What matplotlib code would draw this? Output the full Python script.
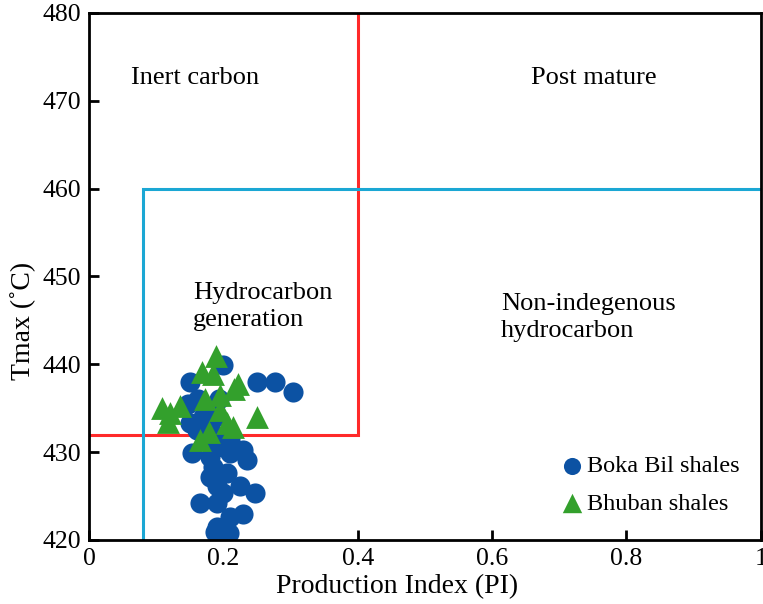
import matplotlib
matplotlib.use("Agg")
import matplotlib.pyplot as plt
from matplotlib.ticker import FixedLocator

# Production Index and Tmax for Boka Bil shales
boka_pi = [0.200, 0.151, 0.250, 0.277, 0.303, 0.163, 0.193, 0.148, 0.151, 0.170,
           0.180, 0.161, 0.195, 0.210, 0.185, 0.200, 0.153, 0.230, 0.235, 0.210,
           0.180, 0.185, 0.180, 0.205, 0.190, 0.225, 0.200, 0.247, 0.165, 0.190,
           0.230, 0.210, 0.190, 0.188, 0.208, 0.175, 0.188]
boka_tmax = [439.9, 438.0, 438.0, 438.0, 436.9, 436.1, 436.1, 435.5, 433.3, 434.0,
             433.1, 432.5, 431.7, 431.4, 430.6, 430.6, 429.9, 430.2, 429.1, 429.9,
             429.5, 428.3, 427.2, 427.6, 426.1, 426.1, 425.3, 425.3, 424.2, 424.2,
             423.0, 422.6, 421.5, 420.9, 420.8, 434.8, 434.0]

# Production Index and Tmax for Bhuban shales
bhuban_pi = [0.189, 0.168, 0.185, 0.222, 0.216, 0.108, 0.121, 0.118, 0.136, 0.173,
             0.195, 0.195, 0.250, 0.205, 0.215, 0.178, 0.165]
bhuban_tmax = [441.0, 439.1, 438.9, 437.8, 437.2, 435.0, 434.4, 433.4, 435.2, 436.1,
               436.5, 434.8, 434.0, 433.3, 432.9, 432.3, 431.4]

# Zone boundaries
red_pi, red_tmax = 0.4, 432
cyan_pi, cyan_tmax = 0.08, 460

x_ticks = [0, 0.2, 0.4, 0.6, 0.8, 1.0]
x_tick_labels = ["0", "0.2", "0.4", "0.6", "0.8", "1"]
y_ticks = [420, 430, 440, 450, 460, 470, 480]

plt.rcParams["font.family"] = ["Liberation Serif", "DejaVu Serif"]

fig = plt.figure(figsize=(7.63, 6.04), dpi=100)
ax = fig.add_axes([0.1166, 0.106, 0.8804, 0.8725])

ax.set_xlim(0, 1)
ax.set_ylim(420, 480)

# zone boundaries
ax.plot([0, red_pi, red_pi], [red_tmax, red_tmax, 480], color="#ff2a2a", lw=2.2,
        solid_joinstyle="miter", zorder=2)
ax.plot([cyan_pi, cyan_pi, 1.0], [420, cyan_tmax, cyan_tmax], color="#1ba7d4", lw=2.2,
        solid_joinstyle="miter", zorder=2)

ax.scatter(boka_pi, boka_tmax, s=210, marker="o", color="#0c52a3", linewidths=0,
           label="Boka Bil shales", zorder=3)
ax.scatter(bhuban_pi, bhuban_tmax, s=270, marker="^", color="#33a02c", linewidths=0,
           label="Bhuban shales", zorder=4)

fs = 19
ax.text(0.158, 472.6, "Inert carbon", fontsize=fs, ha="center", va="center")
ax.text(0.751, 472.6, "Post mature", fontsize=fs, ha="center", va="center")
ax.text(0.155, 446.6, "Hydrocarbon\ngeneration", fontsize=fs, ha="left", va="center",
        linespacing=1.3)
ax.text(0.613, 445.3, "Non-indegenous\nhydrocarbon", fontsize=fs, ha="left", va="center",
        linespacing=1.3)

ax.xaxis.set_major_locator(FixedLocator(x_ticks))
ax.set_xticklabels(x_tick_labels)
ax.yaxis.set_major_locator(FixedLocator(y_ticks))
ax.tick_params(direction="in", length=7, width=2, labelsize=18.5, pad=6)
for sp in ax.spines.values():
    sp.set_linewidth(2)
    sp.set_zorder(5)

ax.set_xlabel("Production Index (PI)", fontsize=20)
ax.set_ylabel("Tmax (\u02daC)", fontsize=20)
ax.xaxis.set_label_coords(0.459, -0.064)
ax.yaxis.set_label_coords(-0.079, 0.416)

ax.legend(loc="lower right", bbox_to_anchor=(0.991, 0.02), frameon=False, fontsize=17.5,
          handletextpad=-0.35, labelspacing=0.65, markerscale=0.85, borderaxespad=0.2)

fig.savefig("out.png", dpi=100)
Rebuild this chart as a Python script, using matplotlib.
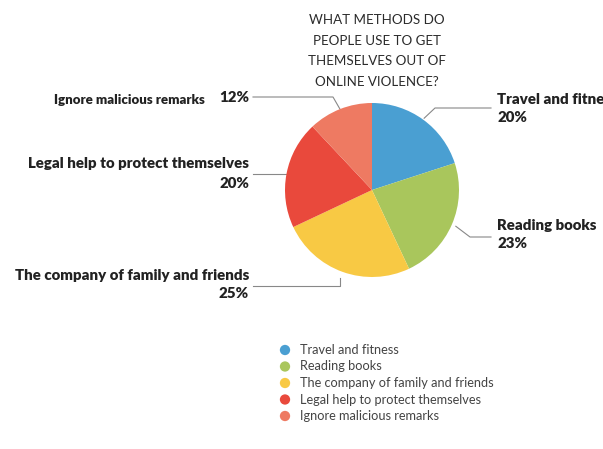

________________________

» **DIRECTIONS FOR THIS TASK**
Write every record out again exactly; no pictures belong in the copy.

» **SOLUTION FOR THIS PROBLEM**
What matplotlib code would draw this? Output the full Python script.
import matplotlib
matplotlib.use("Agg")
import matplotlib.pyplot as plt
from matplotlib.ticker import FixedLocator

# Production Index and Tmax for Boka Bil shales
boka_pi = [0.200, 0.151, 0.250, 0.277, 0.303, 0.163, 0.193, 0.148, 0.151, 0.170,
           0.180, 0.161, 0.195, 0.210, 0.185, 0.200, 0.153, 0.230, 0.235, 0.210,
           0.180, 0.185, 0.180, 0.205, 0.190, 0.225, 0.200, 0.247, 0.165, 0.190,
           0.230, 0.210, 0.190, 0.188, 0.208, 0.175, 0.188]
boka_tmax = [439.9, 438.0, 438.0, 438.0, 436.9, 436.1, 436.1, 435.5, 433.3, 434.0,
             433.1, 432.5, 431.7, 431.4, 430.6, 430.6, 429.9, 430.2, 429.1, 429.9,
             429.5, 428.3, 427.2, 427.6, 426.1, 426.1, 425.3, 425.3, 424.2, 424.2,
             423.0, 422.6, 421.5, 420.9, 420.8, 434.8, 434.0]

# Production Index and Tmax for Bhuban shales
bhuban_pi = [0.189, 0.168, 0.185, 0.222, 0.216, 0.108, 0.121, 0.118, 0.136, 0.173,
             0.195, 0.195, 0.250, 0.205, 0.215, 0.178, 0.165]
bhuban_tmax = [441.0, 439.1, 438.9, 437.8, 437.2, 435.0, 434.4, 433.4, 435.2, 436.1,
               436.5, 434.8, 434.0, 433.3, 432.9, 432.3, 431.4]

# Zone boundaries
red_pi, red_tmax = 0.4, 432
cyan_pi, cyan_tmax = 0.08, 460

x_ticks = [0, 0.2, 0.4, 0.6, 0.8, 1.0]
x_tick_labels = ["0", "0.2", "0.4", "0.6", "0.8", "1"]
y_ticks = [420, 430, 440, 450, 460, 470, 480]

plt.rcParams["font.family"] = ["Liberation Serif", "DejaVu Serif"]

fig = plt.figure(figsize=(7.63, 6.04), dpi=100)
ax = fig.add_axes([0.1166, 0.106, 0.8804, 0.8725])

ax.set_xlim(0, 1)
ax.set_ylim(420, 480)

# zone boundaries
ax.plot([0, red_pi, red_pi], [red_tmax, red_tmax, 480], color="#ff2a2a", lw=2.2,
        solid_joinstyle="miter", zorder=2)
ax.plot([cyan_pi, cyan_pi, 1.0], [420, cyan_tmax, cyan_tmax], color="#1ba7d4", lw=2.2,
        solid_joinstyle="miter", zorder=2)

ax.scatter(boka_pi, boka_tmax, s=210, marker="o", color="#0c52a3", linewidths=0,
           label="Boka Bil shales", zorder=3)
ax.scatter(bhuban_pi, bhuban_tmax, s=270, marker="^", color="#33a02c", linewidths=0,
           label="Bhuban shales", zorder=4)

fs = 19
ax.text(0.158, 472.6, "Inert carbon", fontsize=fs, ha="center", va="center")
ax.text(0.751, 472.6, "Post mature", fontsize=fs, ha="center", va="center")
ax.text(0.155, 446.6, "Hydrocarbon\ngeneration", fontsize=fs, ha="left", va="center",
        linespacing=1.3)
ax.text(0.613, 445.3, "Non-indegenous\nhydrocarbon", fontsize=fs, ha="left", va="center",
        linespacing=1.3)

ax.xaxis.set_major_locator(FixedLocator(x_ticks))
ax.set_xticklabels(x_tick_labels)
ax.yaxis.set_major_locator(FixedLocator(y_ticks))
ax.tick_params(direction="in", length=7, width=2, labelsize=18.5, pad=6)
for sp in ax.spines.values():
    sp.set_linewidth(2)
    sp.set_zorder(5)

ax.set_xlabel("Production Index (PI)", fontsize=20)
ax.set_ylabel("Tmax (\u02daC)", fontsize=20)
ax.xaxis.set_label_coords(0.459, -0.064)
ax.yaxis.set_label_coords(-0.079, 0.416)

ax.legend(loc="lower right", bbox_to_anchor=(0.991, 0.02), frameon=False, fontsize=17.5,
          handletextpad=-0.35, labelspacing=0.65, markerscale=0.85, borderaxespad=0.2)

fig.savefig("out.png", dpi=100)
Rebuild this chart as a Python script, using matplotlib.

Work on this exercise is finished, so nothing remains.